___ Material ___

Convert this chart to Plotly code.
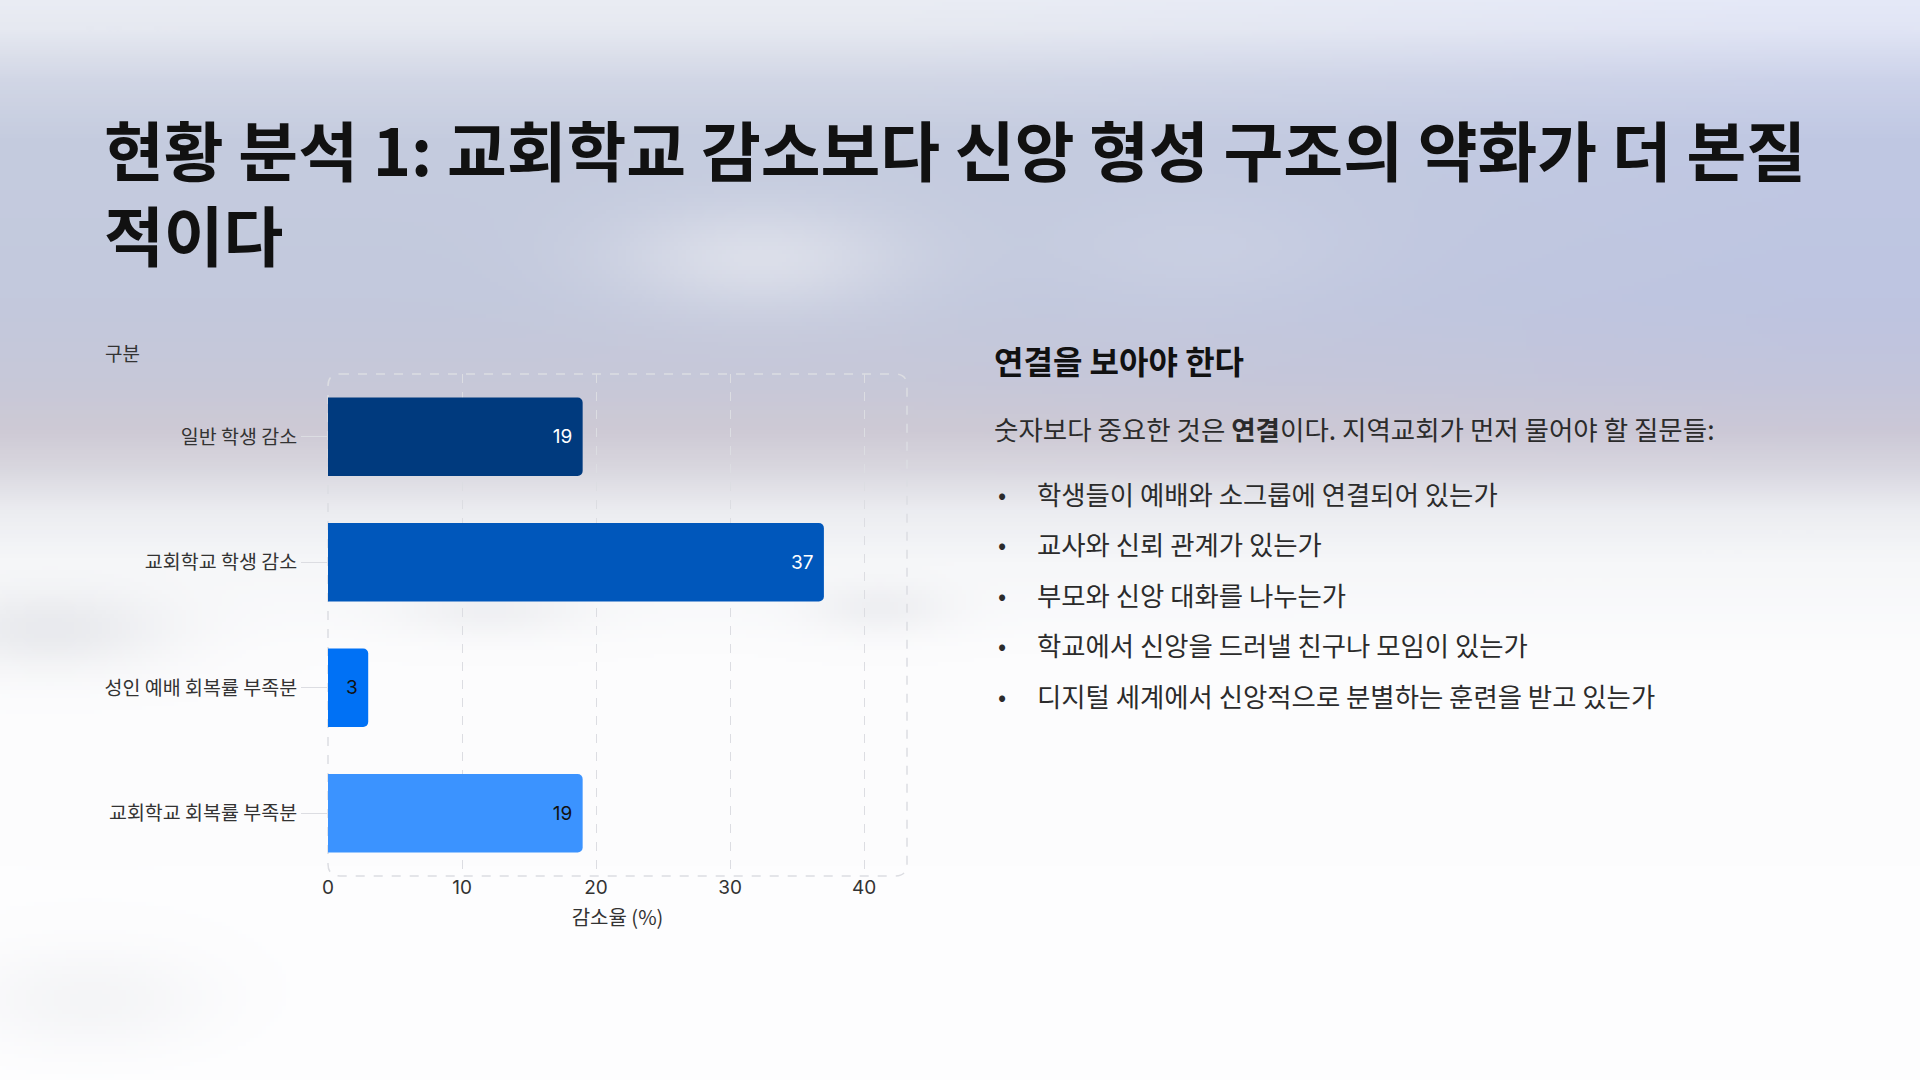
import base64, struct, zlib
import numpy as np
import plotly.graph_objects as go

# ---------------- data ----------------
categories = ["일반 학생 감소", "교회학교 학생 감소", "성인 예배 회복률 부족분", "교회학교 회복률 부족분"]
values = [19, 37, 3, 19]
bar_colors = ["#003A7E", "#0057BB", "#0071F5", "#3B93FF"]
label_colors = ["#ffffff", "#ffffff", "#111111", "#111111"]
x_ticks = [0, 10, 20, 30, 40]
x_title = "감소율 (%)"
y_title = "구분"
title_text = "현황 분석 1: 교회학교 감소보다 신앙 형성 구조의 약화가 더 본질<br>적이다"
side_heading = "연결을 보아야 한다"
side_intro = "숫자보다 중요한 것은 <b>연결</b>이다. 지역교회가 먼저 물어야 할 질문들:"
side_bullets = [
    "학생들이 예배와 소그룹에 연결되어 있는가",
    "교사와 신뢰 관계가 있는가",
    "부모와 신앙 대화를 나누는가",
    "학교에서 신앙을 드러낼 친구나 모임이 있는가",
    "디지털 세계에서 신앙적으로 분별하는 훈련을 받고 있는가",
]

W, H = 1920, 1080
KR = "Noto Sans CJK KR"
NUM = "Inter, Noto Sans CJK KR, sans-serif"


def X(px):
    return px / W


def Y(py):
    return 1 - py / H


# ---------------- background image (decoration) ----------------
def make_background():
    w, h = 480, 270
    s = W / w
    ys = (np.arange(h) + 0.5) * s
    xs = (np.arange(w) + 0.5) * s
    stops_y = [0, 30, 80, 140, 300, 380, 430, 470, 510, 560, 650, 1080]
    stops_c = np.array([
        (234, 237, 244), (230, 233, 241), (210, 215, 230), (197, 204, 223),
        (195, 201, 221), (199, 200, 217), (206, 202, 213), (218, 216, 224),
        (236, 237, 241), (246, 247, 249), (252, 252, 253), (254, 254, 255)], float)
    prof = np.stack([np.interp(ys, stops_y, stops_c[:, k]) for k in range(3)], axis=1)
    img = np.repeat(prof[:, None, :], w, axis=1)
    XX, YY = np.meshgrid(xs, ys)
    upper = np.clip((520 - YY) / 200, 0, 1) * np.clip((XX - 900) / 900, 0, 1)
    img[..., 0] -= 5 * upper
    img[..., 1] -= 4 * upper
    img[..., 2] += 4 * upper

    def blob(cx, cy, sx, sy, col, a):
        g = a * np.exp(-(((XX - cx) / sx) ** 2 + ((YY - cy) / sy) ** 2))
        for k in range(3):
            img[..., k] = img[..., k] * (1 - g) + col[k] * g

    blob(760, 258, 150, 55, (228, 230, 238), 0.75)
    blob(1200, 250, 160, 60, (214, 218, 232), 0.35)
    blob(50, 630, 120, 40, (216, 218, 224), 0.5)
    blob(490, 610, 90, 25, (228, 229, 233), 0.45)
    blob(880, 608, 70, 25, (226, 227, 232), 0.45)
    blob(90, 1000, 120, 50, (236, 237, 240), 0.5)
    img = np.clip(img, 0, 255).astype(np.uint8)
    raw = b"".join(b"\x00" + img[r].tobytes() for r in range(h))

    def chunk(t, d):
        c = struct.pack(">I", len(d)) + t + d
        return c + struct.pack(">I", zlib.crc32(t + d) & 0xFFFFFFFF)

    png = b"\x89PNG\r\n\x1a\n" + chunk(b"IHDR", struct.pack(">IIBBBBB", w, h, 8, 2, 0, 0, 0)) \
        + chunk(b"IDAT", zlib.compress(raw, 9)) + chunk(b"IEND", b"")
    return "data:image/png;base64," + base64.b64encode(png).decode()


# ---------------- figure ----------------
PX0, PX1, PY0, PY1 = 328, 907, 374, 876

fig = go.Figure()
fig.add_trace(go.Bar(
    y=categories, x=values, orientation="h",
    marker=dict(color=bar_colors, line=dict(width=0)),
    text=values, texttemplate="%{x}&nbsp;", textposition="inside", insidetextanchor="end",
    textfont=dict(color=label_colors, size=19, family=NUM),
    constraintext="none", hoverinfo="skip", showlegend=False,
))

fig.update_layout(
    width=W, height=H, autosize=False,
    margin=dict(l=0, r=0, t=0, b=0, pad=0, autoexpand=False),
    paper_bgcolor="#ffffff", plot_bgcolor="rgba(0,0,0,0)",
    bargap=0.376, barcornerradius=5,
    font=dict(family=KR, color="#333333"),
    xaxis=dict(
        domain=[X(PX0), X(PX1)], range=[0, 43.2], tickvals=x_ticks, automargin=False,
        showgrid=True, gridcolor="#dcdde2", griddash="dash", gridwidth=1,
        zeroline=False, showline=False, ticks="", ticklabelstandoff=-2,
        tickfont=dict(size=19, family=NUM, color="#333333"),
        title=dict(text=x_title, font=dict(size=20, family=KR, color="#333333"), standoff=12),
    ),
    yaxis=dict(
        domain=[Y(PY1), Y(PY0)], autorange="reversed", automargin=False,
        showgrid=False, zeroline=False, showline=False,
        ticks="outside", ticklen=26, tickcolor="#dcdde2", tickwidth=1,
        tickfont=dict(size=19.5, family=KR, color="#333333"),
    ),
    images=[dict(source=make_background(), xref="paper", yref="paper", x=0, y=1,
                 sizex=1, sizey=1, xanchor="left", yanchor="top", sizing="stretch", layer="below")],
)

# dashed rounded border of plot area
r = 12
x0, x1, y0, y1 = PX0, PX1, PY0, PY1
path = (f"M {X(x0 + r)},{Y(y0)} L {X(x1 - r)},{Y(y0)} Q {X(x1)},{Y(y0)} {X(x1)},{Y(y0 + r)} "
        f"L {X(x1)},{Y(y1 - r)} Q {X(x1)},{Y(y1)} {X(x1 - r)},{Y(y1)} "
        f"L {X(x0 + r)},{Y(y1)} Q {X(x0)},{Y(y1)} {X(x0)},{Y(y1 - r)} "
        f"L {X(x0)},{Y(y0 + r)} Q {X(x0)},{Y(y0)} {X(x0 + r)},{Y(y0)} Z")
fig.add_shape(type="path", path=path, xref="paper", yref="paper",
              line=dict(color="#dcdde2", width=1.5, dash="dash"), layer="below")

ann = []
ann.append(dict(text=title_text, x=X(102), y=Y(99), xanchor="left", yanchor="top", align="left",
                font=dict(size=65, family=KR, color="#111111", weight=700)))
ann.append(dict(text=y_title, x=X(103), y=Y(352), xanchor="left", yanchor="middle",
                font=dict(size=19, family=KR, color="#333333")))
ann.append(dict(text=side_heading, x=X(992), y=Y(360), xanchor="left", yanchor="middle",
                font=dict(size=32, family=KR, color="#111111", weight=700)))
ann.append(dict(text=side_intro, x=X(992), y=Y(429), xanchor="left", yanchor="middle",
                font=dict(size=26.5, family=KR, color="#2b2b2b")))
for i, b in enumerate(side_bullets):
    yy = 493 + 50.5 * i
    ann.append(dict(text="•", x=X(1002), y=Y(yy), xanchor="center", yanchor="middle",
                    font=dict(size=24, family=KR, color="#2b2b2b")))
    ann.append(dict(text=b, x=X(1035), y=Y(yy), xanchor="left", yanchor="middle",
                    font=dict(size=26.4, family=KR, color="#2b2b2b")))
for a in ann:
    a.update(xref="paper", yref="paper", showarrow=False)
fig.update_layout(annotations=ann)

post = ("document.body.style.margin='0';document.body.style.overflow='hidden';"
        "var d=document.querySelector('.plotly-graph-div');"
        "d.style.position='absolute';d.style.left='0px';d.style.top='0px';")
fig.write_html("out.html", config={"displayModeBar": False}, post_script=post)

___

* **Given exercise**
Reproduce the listing exactly. Leave its pictures out.

* **Response to this exercise**
Convert this chart to Plotly code.
import base64, struct, zlib
import numpy as np
import plotly.graph_objects as go

# ---------------- data ----------------
categories = ["일반 학생 감소", "교회학교 학생 감소", "성인 예배 회복률 부족분", "교회학교 회복률 부족분"]
values = [19, 37, 3, 19]
bar_colors = ["#003A7E", "#0057BB", "#0071F5", "#3B93FF"]
label_colors = ["#ffffff", "#ffffff", "#111111", "#111111"]
x_ticks = [0, 10, 20, 30, 40]
x_title = "감소율 (%)"
y_title = "구분"
title_text = "현황 분석 1: 교회학교 감소보다 신앙 형성 구조의 약화가 더 본질<br>적이다"
side_heading = "연결을 보아야 한다"
side_intro = "숫자보다 중요한 것은 <b>연결</b>이다. 지역교회가 먼저 물어야 할 질문들:"
side_bullets = [
    "학생들이 예배와 소그룹에 연결되어 있는가",
    "교사와 신뢰 관계가 있는가",
    "부모와 신앙 대화를 나누는가",
    "학교에서 신앙을 드러낼 친구나 모임이 있는가",
    "디지털 세계에서 신앙적으로 분별하는 훈련을 받고 있는가",
]

W, H = 1920, 1080
KR = "Noto Sans CJK KR"
NUM = "Inter, Noto Sans CJK KR, sans-serif"


def X(px):
    return px / W


def Y(py):
    return 1 - py / H


# ---------------- background image (decoration) ----------------
def make_background():
    w, h = 480, 270
    s = W / w
    ys = (np.arange(h) + 0.5) * s
    xs = (np.arange(w) + 0.5) * s
    stops_y = [0, 30, 80, 140, 300, 380, 430, 470, 510, 560, 650, 1080]
    stops_c = np.array([
        (234, 237, 244), (230, 233, 241), (210, 215, 230), (197, 204, 223),
        (195, 201, 221), (199, 200, 217), (206, 202, 213), (218, 216, 224),
        (236, 237, 241), (246, 247, 249), (252, 252, 253), (254, 254, 255)], float)
    prof = np.stack([np.interp(ys, stops_y, stops_c[:, k]) for k in range(3)], axis=1)
    img = np.repeat(prof[:, None, :], w, axis=1)
    XX, YY = np.meshgrid(xs, ys)
    upper = np.clip((520 - YY) / 200, 0, 1) * np.clip((XX - 900) / 900, 0, 1)
    img[..., 0] -= 5 * upper
    img[..., 1] -= 4 * upper
    img[..., 2] += 4 * upper

    def blob(cx, cy, sx, sy, col, a):
        g = a * np.exp(-(((XX - cx) / sx) ** 2 + ((YY - cy) / sy) ** 2))
        for k in range(3):
            img[..., k] = img[..., k] * (1 - g) + col[k] * g

    blob(760, 258, 150, 55, (228, 230, 238), 0.75)
    blob(1200, 250, 160, 60, (214, 218, 232), 0.35)
    blob(50, 630, 120, 40, (216, 218, 224), 0.5)
    blob(490, 610, 90, 25, (228, 229, 233), 0.45)
    blob(880, 608, 70, 25, (226, 227, 232), 0.45)
    blob(90, 1000, 120, 50, (236, 237, 240), 0.5)
    img = np.clip(img, 0, 255).astype(np.uint8)
    raw = b"".join(b"\x00" + img[r].tobytes() for r in range(h))

    def chunk(t, d):
        c = struct.pack(">I", len(d)) + t + d
        return c + struct.pack(">I", zlib.crc32(t + d) & 0xFFFFFFFF)

    png = b"\x89PNG\r\n\x1a\n" + chunk(b"IHDR", struct.pack(">IIBBBBB", w, h, 8, 2, 0, 0, 0)) \
        + chunk(b"IDAT", zlib.compress(raw, 9)) + chunk(b"IEND", b"")
    return "data:image/png;base64," + base64.b64encode(png).decode()


# ---------------- figure ----------------
PX0, PX1, PY0, PY1 = 328, 907, 374, 876

fig = go.Figure()
fig.add_trace(go.Bar(
    y=categories, x=values, orientation="h",
    marker=dict(color=bar_colors, line=dict(width=0)),
    text=values, texttemplate="%{x}&nbsp;", textposition="inside", insidetextanchor="end",
    textfont=dict(color=label_colors, size=19, family=NUM),
    constraintext="none", hoverinfo="skip", showlegend=False,
))

fig.update_layout(
    width=W, height=H, autosize=False,
    margin=dict(l=0, r=0, t=0, b=0, pad=0, autoexpand=False),
    paper_bgcolor="#ffffff", plot_bgcolor="rgba(0,0,0,0)",
    bargap=0.376, barcornerradius=5,
    font=dict(family=KR, color="#333333"),
    xaxis=dict(
        domain=[X(PX0), X(PX1)], range=[0, 43.2], tickvals=x_ticks, automargin=False,
        showgrid=True, gridcolor="#dcdde2", griddash="dash", gridwidth=1,
        zeroline=False, showline=False, ticks="", ticklabelstandoff=-2,
        tickfont=dict(size=19, family=NUM, color="#333333"),
        title=dict(text=x_title, font=dict(size=20, family=KR, color="#333333"), standoff=12),
    ),
    yaxis=dict(
        domain=[Y(PY1), Y(PY0)], autorange="reversed", automargin=False,
        showgrid=False, zeroline=False, showline=False,
        ticks="outside", ticklen=26, tickcolor="#dcdde2", tickwidth=1,
        tickfont=dict(size=19.5, family=KR, color="#333333"),
    ),
    images=[dict(source=make_background(), xref="paper", yref="paper", x=0, y=1,
                 sizex=1, sizey=1, xanchor="left", yanchor="top", sizing="stretch", layer="below")],
)

# dashed rounded border of plot area
r = 12
x0, x1, y0, y1 = PX0, PX1, PY0, PY1
path = (f"M {X(x0 + r)},{Y(y0)} L {X(x1 - r)},{Y(y0)} Q {X(x1)},{Y(y0)} {X(x1)},{Y(y0 + r)} "
        f"L {X(x1)},{Y(y1 - r)} Q {X(x1)},{Y(y1)} {X(x1 - r)},{Y(y1)} "
        f"L {X(x0 + r)},{Y(y1)} Q {X(x0)},{Y(y1)} {X(x0)},{Y(y1 - r)} "
        f"L {X(x0)},{Y(y0 + r)} Q {X(x0)},{Y(y0)} {X(x0 + r)},{Y(y0)} Z")
fig.add_shape(type="path", path=path, xref="paper", yref="paper",
              line=dict(color="#dcdde2", width=1.5, dash="dash"), layer="below")

ann = []
ann.append(dict(text=title_text, x=X(102), y=Y(99), xanchor="left", yanchor="top", align="left",
                font=dict(size=65, family=KR, color="#111111", weight=700)))
ann.append(dict(text=y_title, x=X(103), y=Y(352), xanchor="left", yanchor="middle",
                font=dict(size=19, family=KR, color="#333333")))
ann.append(dict(text=side_heading, x=X(992), y=Y(360), xanchor="left", yanchor="middle",
                font=dict(size=32, family=KR, color="#111111", weight=700)))
ann.append(dict(text=side_intro, x=X(992), y=Y(429), xanchor="left", yanchor="middle",
                font=dict(size=26.5, family=KR, color="#2b2b2b")))
for i, b in enumerate(side_bullets):
    yy = 493 + 50.5 * i
    ann.append(dict(text="•", x=X(1002), y=Y(yy), xanchor="center", yanchor="middle",
                    font=dict(size=24, family=KR, color="#2b2b2b")))
    ann.append(dict(text=b, x=X(1035), y=Y(yy), xanchor="left", yanchor="middle",
                    font=dict(size=26.4, family=KR, color="#2b2b2b")))
for a in ann:
    a.update(xref="paper", yref="paper", showarrow=False)
fig.update_layout(annotations=ann)

post = ("document.body.style.margin='0';document.body.style.overflow='hidden';"
        "var d=document.querySelector('.plotly-graph-div');"
        "d.style.position='absolute';d.style.left='0px';d.style.top='0px';")
fig.write_html("out.html", config={"displayModeBar": False}, post_script=post)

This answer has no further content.